→ **TASK INSTRUCTIONS**
Each line of the listing must be transcribed exactly, except for the images, which should be excluded.

>> BEGIN INFORMATION SHOWN

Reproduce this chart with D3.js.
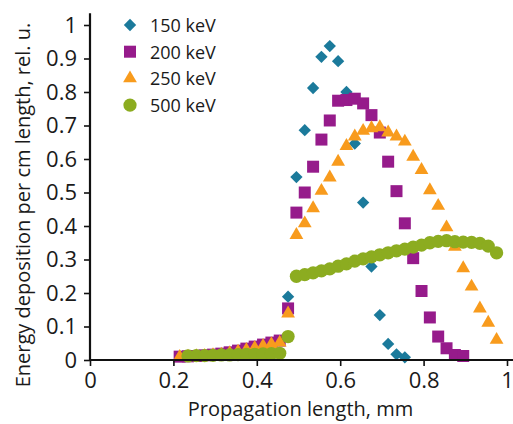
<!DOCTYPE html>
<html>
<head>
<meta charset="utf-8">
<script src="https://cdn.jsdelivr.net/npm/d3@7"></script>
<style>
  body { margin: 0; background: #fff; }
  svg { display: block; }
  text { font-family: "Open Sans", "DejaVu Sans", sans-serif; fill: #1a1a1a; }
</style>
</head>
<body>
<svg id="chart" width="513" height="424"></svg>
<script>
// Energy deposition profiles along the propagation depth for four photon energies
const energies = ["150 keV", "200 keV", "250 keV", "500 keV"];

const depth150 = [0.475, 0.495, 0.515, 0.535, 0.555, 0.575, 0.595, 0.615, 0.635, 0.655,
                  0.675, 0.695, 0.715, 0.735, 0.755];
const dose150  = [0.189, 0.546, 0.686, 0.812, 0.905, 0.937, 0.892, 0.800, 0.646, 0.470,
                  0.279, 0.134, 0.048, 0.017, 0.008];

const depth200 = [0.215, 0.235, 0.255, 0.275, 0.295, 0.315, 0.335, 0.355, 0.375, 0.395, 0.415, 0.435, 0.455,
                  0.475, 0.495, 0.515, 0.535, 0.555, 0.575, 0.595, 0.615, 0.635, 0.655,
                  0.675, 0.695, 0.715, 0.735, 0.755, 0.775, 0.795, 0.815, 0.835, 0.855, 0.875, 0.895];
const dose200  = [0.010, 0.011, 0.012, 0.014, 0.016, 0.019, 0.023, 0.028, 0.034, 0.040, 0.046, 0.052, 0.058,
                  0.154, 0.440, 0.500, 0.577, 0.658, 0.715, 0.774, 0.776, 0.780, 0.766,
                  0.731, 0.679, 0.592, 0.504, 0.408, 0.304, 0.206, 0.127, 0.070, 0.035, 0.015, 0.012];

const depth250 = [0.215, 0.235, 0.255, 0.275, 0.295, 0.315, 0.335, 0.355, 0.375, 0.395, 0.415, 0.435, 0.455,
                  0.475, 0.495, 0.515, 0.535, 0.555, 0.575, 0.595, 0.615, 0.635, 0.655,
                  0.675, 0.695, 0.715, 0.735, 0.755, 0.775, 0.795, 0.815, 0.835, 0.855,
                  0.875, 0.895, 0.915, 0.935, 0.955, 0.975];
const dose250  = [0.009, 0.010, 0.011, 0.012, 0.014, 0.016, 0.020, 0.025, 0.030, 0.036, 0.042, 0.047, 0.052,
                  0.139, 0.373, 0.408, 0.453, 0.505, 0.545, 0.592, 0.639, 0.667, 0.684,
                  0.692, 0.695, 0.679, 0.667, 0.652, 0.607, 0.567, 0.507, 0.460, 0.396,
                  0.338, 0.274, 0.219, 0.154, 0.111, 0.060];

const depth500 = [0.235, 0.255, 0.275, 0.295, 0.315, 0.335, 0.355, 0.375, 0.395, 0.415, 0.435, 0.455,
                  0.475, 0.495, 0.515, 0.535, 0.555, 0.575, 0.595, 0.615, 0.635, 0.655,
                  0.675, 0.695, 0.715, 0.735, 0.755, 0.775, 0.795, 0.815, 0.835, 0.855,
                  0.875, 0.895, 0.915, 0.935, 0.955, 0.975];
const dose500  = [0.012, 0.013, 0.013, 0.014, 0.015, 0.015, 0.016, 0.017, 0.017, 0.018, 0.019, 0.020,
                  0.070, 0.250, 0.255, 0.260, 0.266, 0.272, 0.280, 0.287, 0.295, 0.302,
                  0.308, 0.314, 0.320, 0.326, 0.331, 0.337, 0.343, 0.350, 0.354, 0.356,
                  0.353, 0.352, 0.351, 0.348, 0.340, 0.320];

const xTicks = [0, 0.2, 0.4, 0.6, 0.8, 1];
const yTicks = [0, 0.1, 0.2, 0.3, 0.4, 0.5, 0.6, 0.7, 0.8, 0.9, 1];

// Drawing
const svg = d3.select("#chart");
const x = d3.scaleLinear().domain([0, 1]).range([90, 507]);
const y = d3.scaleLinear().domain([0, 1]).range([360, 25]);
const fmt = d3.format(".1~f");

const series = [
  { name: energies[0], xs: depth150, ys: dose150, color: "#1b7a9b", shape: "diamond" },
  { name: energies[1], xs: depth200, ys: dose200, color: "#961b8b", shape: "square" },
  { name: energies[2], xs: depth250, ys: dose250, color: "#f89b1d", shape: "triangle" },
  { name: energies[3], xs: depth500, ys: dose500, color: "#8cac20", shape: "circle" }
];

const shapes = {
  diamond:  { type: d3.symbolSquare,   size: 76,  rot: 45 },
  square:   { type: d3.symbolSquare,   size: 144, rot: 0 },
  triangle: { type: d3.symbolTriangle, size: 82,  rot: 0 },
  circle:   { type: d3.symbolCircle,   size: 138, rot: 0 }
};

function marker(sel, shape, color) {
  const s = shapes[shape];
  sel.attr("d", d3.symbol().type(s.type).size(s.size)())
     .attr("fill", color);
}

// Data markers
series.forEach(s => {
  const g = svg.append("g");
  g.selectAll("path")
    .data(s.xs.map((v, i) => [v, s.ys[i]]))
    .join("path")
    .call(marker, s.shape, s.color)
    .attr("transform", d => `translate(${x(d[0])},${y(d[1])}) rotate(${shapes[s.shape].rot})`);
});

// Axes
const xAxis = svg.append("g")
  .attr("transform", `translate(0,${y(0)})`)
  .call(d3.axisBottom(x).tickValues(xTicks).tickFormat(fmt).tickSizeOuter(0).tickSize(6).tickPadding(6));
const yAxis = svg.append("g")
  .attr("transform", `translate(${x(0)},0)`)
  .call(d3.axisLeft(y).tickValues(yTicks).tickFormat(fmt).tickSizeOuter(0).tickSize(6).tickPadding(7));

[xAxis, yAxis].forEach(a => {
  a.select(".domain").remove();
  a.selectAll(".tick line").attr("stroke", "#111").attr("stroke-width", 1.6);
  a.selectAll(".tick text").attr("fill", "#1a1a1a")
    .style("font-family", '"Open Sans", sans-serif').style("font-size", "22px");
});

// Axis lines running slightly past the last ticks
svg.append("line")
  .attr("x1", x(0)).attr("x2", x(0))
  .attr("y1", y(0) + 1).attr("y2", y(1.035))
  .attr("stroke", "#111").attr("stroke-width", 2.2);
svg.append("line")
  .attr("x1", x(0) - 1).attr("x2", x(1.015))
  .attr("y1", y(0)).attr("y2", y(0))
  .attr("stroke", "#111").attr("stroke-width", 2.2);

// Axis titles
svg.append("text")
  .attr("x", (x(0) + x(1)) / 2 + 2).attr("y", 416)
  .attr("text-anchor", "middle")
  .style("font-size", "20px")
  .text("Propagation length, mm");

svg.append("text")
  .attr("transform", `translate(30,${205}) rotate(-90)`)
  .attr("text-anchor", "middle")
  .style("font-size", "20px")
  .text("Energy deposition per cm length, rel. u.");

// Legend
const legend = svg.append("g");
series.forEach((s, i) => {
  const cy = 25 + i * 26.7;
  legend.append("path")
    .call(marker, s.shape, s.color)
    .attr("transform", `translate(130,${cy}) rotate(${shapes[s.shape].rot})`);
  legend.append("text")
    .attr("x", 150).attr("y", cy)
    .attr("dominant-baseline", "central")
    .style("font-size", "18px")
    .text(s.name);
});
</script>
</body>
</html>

>> END INFORMATION SHOWN

→ **SOLUTION FOR THIS PROBLEM**
Reproduce this chart with D3.js.
<!DOCTYPE html>
<html>
<head>
<meta charset="utf-8">
<script src="https://cdn.jsdelivr.net/npm/d3@7"></script>
<style>
  body { margin: 0; background: #fff; }
  svg { display: block; }
  text { font-family: "Open Sans", "DejaVu Sans", sans-serif; fill: #1a1a1a; }
</style>
</head>
<body>
<svg id="chart" width="513" height="424"></svg>
<script>
// Energy deposition profiles along the propagation depth for four photon energies
const energies = ["150 keV", "200 keV", "250 keV", "500 keV"];

const depth150 = [0.475, 0.495, 0.515, 0.535, 0.555, 0.575, 0.595, 0.615, 0.635, 0.655,
                  0.675, 0.695, 0.715, 0.735, 0.755];
const dose150  = [0.189, 0.546, 0.686, 0.812, 0.905, 0.937, 0.892, 0.800, 0.646, 0.470,
                  0.279, 0.134, 0.048, 0.017, 0.008];

const depth200 = [0.215, 0.235, 0.255, 0.275, 0.295, 0.315, 0.335, 0.355, 0.375, 0.395, 0.415, 0.435, 0.455,
                  0.475, 0.495, 0.515, 0.535, 0.555, 0.575, 0.595, 0.615, 0.635, 0.655,
                  0.675, 0.695, 0.715, 0.735, 0.755, 0.775, 0.795, 0.815, 0.835, 0.855, 0.875, 0.895];
const dose200  = [0.010, 0.011, 0.012, 0.014, 0.016, 0.019, 0.023, 0.028, 0.034, 0.040, 0.046, 0.052, 0.058,
                  0.154, 0.440, 0.500, 0.577, 0.658, 0.715, 0.774, 0.776, 0.780, 0.766,
                  0.731, 0.679, 0.592, 0.504, 0.408, 0.304, 0.206, 0.127, 0.070, 0.035, 0.015, 0.012];

const depth250 = [0.215, 0.235, 0.255, 0.275, 0.295, 0.315, 0.335, 0.355, 0.375, 0.395, 0.415, 0.435, 0.455,
                  0.475, 0.495, 0.515, 0.535, 0.555, 0.575, 0.595, 0.615, 0.635, 0.655,
                  0.675, 0.695, 0.715, 0.735, 0.755, 0.775, 0.795, 0.815, 0.835, 0.855,
                  0.875, 0.895, 0.915, 0.935, 0.955, 0.975];
const dose250  = [0.009, 0.010, 0.011, 0.012, 0.014, 0.016, 0.020, 0.025, 0.030, 0.036, 0.042, 0.047, 0.052,
                  0.139, 0.373, 0.408, 0.453, 0.505, 0.545, 0.592, 0.639, 0.667, 0.684,
                  0.692, 0.695, 0.679, 0.667, 0.652, 0.607, 0.567, 0.507, 0.460, 0.396,
                  0.338, 0.274, 0.219, 0.154, 0.111, 0.060];

const depth500 = [0.235, 0.255, 0.275, 0.295, 0.315, 0.335, 0.355, 0.375, 0.395, 0.415, 0.435, 0.455,
                  0.475, 0.495, 0.515, 0.535, 0.555, 0.575, 0.595, 0.615, 0.635, 0.655,
                  0.675, 0.695, 0.715, 0.735, 0.755, 0.775, 0.795, 0.815, 0.835, 0.855,
                  0.875, 0.895, 0.915, 0.935, 0.955, 0.975];
const dose500  = [0.012, 0.013, 0.013, 0.014, 0.015, 0.015, 0.016, 0.017, 0.017, 0.018, 0.019, 0.020,
                  0.070, 0.250, 0.255, 0.260, 0.266, 0.272, 0.280, 0.287, 0.295, 0.302,
                  0.308, 0.314, 0.320, 0.326, 0.331, 0.337, 0.343, 0.350, 0.354, 0.356,
                  0.353, 0.352, 0.351, 0.348, 0.340, 0.320];

const xTicks = [0, 0.2, 0.4, 0.6, 0.8, 1];
const yTicks = [0, 0.1, 0.2, 0.3, 0.4, 0.5, 0.6, 0.7, 0.8, 0.9, 1];

// Drawing
const svg = d3.select("#chart");
const x = d3.scaleLinear().domain([0, 1]).range([90, 507]);
const y = d3.scaleLinear().domain([0, 1]).range([360, 25]);
const fmt = d3.format(".1~f");

const series = [
  { name: energies[0], xs: depth150, ys: dose150, color: "#1b7a9b", shape: "diamond" },
  { name: energies[1], xs: depth200, ys: dose200, color: "#961b8b", shape: "square" },
  { name: energies[2], xs: depth250, ys: dose250, color: "#f89b1d", shape: "triangle" },
  { name: energies[3], xs: depth500, ys: dose500, color: "#8cac20", shape: "circle" }
];

const shapes = {
  diamond:  { type: d3.symbolSquare,   size: 76,  rot: 45 },
  square:   { type: d3.symbolSquare,   size: 144, rot: 0 },
  triangle: { type: d3.symbolTriangle, size: 82,  rot: 0 },
  circle:   { type: d3.symbolCircle,   size: 138, rot: 0 }
};

function marker(sel, shape, color) {
  const s = shapes[shape];
  sel.attr("d", d3.symbol().type(s.type).size(s.size)())
     .attr("fill", color);
}

// Data markers
series.forEach(s => {
  const g = svg.append("g");
  g.selectAll("path")
    .data(s.xs.map((v, i) => [v, s.ys[i]]))
    .join("path")
    .call(marker, s.shape, s.color)
    .attr("transform", d => `translate(${x(d[0])},${y(d[1])}) rotate(${shapes[s.shape].rot})`);
});

// Axes
const xAxis = svg.append("g")
  .attr("transform", `translate(0,${y(0)})`)
  .call(d3.axisBottom(x).tickValues(xTicks).tickFormat(fmt).tickSizeOuter(0).tickSize(6).tickPadding(6));
const yAxis = svg.append("g")
  .attr("transform", `translate(${x(0)},0)`)
  .call(d3.axisLeft(y).tickValues(yTicks).tickFormat(fmt).tickSizeOuter(0).tickSize(6).tickPadding(7));

[xAxis, yAxis].forEach(a => {
  a.select(".domain").remove();
  a.selectAll(".tick line").attr("stroke", "#111").attr("stroke-width", 1.6);
  a.selectAll(".tick text").attr("fill", "#1a1a1a")
    .style("font-family", '"Open Sans", sans-serif').style("font-size", "22px");
});

// Axis lines running slightly past the last ticks
svg.append("line")
  .attr("x1", x(0)).attr("x2", x(0))
  .attr("y1", y(0) + 1).attr("y2", y(1.035))
  .attr("stroke", "#111").attr("stroke-width", 2.2);
svg.append("line")
  .attr("x1", x(0) - 1).attr("x2", x(1.015))
  .attr("y1", y(0)).attr("y2", y(0))
  .attr("stroke", "#111").attr("stroke-width", 2.2);

// Axis titles
svg.append("text")
  .attr("x", (x(0) + x(1)) / 2 + 2).attr("y", 416)
  .attr("text-anchor", "middle")
  .style("font-size", "20px")
  .text("Propagation length, mm");

svg.append("text")
  .attr("transform", `translate(30,${205}) rotate(-90)`)
  .attr("text-anchor", "middle")
  .style("font-size", "20px")
  .text("Energy deposition per cm length, rel. u.");

// Legend
const legend = svg.append("g");
series.forEach((s, i) => {
  const cy = 25 + i * 26.7;
  legend.append("path")
    .call(marker, s.shape, s.color)
    .attr("transform", `translate(130,${cy}) rotate(${shapes[s.shape].rot})`);
  legend.append("text")
    .attr("x", 150).attr("y", cy)
    .attr("dominant-baseline", "central")
    .style("font-size", "18px")
    .text(s.name);
});
</script>
</body>
</html>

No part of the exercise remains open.